> GOAL
Write out every line below that includes the word "with".

=== EXERCISE INPUTS ===

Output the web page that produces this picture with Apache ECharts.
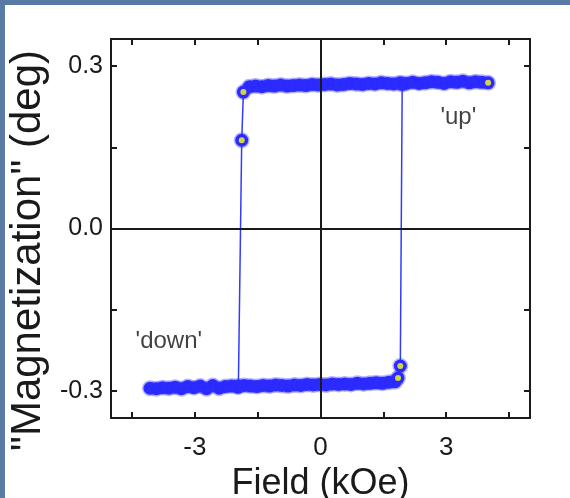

===
=== EXERCISE INPUTS ===

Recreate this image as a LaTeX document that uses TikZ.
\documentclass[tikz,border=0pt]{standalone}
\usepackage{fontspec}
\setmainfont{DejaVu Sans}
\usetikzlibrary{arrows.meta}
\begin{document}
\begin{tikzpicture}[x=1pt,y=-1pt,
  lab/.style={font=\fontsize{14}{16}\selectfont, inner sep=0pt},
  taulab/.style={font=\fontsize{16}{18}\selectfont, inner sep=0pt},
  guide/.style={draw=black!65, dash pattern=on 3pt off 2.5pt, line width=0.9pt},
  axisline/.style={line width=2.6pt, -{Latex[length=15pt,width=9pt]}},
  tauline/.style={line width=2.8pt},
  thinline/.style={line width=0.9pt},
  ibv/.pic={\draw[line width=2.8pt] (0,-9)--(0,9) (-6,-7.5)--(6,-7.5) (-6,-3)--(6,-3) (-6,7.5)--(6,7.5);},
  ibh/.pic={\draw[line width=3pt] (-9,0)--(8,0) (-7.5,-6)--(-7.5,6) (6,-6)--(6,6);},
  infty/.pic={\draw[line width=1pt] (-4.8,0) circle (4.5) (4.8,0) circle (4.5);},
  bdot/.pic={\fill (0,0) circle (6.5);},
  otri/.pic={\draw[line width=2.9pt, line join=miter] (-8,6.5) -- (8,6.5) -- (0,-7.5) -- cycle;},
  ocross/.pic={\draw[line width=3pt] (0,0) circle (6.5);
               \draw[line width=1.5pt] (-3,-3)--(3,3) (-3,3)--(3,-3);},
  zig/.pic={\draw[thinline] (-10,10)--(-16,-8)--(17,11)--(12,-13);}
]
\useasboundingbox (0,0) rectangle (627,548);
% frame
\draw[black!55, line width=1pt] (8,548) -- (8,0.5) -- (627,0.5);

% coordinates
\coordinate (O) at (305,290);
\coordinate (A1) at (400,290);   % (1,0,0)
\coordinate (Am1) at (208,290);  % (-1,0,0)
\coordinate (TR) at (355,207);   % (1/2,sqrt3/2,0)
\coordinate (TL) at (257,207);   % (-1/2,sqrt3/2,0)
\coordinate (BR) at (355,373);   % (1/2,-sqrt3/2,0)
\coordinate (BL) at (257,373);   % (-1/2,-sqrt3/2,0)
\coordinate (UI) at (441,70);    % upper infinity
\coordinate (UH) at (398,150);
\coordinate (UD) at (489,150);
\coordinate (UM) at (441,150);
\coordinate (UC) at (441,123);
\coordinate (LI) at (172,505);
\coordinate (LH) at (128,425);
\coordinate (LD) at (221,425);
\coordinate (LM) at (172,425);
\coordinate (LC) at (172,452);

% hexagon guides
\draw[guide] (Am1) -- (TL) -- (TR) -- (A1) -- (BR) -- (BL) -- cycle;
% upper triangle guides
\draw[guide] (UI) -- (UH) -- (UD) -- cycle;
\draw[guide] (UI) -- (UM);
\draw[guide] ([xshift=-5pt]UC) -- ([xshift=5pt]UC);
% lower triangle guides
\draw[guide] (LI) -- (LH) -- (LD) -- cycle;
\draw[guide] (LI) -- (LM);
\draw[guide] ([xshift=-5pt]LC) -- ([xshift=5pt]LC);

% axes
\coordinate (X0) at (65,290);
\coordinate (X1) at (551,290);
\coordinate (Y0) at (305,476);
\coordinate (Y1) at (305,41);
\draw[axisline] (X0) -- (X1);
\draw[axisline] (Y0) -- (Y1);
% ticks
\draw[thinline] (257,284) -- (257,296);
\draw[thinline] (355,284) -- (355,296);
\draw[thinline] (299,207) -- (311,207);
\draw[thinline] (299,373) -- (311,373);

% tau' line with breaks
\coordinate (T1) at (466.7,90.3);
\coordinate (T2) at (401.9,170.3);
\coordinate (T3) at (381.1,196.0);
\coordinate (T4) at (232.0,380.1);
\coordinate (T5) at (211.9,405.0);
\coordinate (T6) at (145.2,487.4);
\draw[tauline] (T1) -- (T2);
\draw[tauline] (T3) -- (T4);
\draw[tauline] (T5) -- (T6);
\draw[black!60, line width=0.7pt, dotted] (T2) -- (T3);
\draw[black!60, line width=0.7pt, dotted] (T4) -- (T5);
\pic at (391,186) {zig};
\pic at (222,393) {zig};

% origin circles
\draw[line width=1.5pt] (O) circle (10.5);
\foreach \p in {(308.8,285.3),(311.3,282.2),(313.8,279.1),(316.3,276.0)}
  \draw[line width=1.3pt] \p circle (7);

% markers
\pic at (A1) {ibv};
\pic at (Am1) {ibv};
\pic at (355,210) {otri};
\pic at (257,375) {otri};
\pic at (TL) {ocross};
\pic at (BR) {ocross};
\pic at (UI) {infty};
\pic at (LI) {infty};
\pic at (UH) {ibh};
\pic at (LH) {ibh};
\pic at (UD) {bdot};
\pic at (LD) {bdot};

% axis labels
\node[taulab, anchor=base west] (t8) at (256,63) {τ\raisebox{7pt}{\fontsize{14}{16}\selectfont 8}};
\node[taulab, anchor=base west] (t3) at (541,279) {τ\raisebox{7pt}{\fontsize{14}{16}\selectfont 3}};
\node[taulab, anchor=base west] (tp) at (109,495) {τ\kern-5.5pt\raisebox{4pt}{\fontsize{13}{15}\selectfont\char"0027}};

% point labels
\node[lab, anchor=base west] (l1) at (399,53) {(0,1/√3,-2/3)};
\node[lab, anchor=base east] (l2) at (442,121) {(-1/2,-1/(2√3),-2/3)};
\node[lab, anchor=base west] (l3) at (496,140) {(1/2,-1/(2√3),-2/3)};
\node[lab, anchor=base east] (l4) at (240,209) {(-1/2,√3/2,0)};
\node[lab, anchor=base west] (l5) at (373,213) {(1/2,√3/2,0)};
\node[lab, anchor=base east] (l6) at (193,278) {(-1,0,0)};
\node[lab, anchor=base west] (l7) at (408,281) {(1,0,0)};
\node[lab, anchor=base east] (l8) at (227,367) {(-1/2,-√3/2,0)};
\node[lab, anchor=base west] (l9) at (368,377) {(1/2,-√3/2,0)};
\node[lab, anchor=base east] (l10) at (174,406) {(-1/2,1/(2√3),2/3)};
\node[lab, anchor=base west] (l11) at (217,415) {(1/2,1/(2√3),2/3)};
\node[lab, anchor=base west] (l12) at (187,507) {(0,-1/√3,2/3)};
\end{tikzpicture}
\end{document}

===
=== EXERCISE INPUTS ===

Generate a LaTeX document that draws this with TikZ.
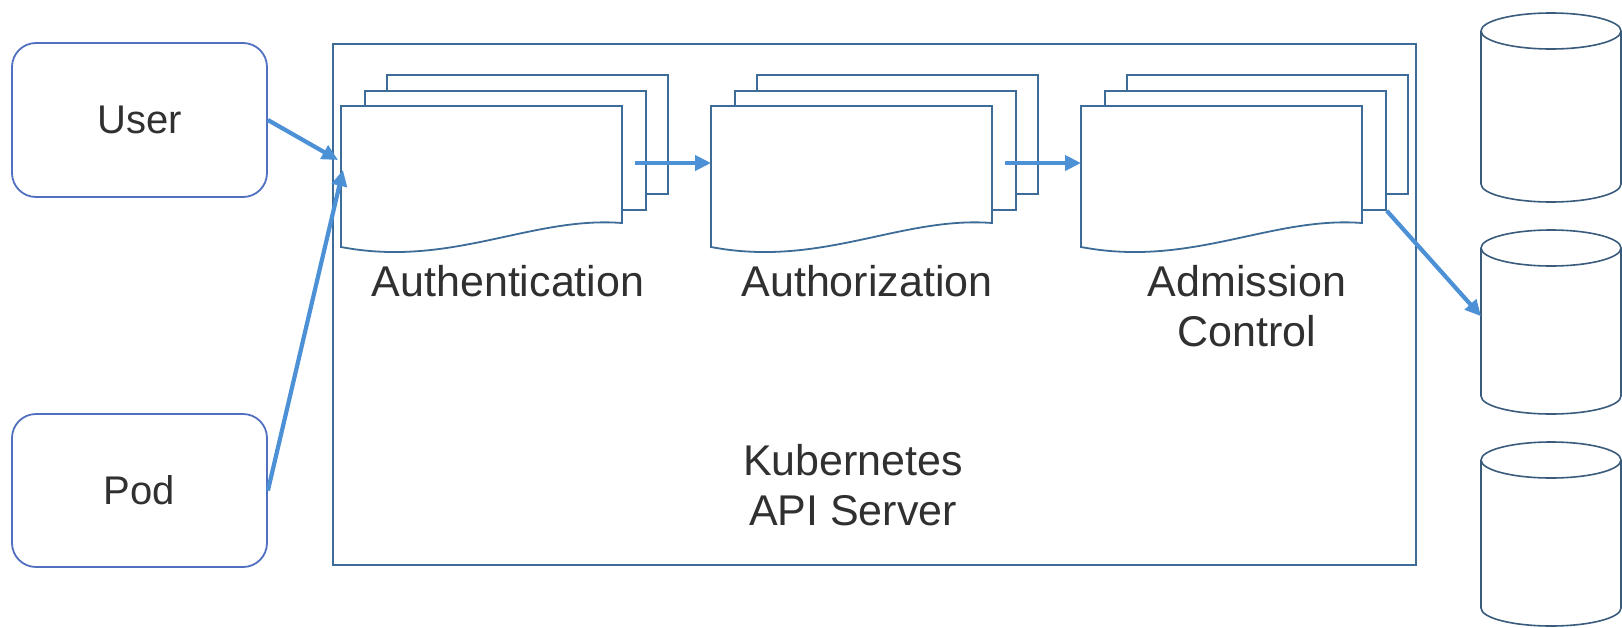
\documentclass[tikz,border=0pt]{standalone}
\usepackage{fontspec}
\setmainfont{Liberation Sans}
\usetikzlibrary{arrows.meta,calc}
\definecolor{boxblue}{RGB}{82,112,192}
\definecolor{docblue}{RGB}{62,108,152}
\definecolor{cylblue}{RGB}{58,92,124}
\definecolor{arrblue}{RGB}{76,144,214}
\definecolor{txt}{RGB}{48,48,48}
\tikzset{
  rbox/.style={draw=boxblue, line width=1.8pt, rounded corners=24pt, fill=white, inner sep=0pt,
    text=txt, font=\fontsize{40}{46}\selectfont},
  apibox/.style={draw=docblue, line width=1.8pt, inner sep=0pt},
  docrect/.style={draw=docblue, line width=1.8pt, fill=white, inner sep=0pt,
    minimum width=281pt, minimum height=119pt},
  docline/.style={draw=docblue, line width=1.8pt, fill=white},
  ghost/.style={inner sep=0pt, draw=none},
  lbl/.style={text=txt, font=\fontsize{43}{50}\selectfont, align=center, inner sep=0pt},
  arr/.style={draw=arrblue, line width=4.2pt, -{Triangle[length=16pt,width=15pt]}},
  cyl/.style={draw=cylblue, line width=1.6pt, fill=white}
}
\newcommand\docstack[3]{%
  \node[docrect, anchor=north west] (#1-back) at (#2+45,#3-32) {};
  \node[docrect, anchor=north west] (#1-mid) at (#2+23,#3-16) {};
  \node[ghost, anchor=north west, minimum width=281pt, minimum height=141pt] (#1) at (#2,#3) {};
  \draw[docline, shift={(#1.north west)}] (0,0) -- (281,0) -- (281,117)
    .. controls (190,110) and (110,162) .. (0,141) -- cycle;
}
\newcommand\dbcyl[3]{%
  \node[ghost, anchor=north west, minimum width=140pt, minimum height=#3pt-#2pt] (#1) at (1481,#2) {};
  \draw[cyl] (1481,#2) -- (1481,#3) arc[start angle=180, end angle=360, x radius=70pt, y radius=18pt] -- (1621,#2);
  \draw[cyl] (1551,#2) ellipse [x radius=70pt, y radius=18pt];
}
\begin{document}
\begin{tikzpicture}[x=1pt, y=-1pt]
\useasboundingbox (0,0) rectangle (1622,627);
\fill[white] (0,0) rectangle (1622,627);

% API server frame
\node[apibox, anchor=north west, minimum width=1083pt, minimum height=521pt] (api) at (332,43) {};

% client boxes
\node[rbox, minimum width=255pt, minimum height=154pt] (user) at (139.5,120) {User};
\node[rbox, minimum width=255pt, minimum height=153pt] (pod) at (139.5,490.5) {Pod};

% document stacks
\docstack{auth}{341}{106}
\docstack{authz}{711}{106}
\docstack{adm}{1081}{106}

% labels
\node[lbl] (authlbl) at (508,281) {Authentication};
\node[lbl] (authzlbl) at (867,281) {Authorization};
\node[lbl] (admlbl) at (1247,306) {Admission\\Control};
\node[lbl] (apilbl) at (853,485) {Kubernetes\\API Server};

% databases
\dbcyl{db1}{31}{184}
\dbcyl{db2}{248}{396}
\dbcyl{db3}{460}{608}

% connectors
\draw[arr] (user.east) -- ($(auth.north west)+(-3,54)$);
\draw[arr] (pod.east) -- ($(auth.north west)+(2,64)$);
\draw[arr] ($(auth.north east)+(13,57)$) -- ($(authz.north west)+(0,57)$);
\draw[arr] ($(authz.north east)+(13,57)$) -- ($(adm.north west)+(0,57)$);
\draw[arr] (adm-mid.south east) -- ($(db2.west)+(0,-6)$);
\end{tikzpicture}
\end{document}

===

> TASK RESULT
Output the web page that produces this picture with Apache ECharts.
% tau' line with breaks
Generate a LaTeX document that draws this with TikZ.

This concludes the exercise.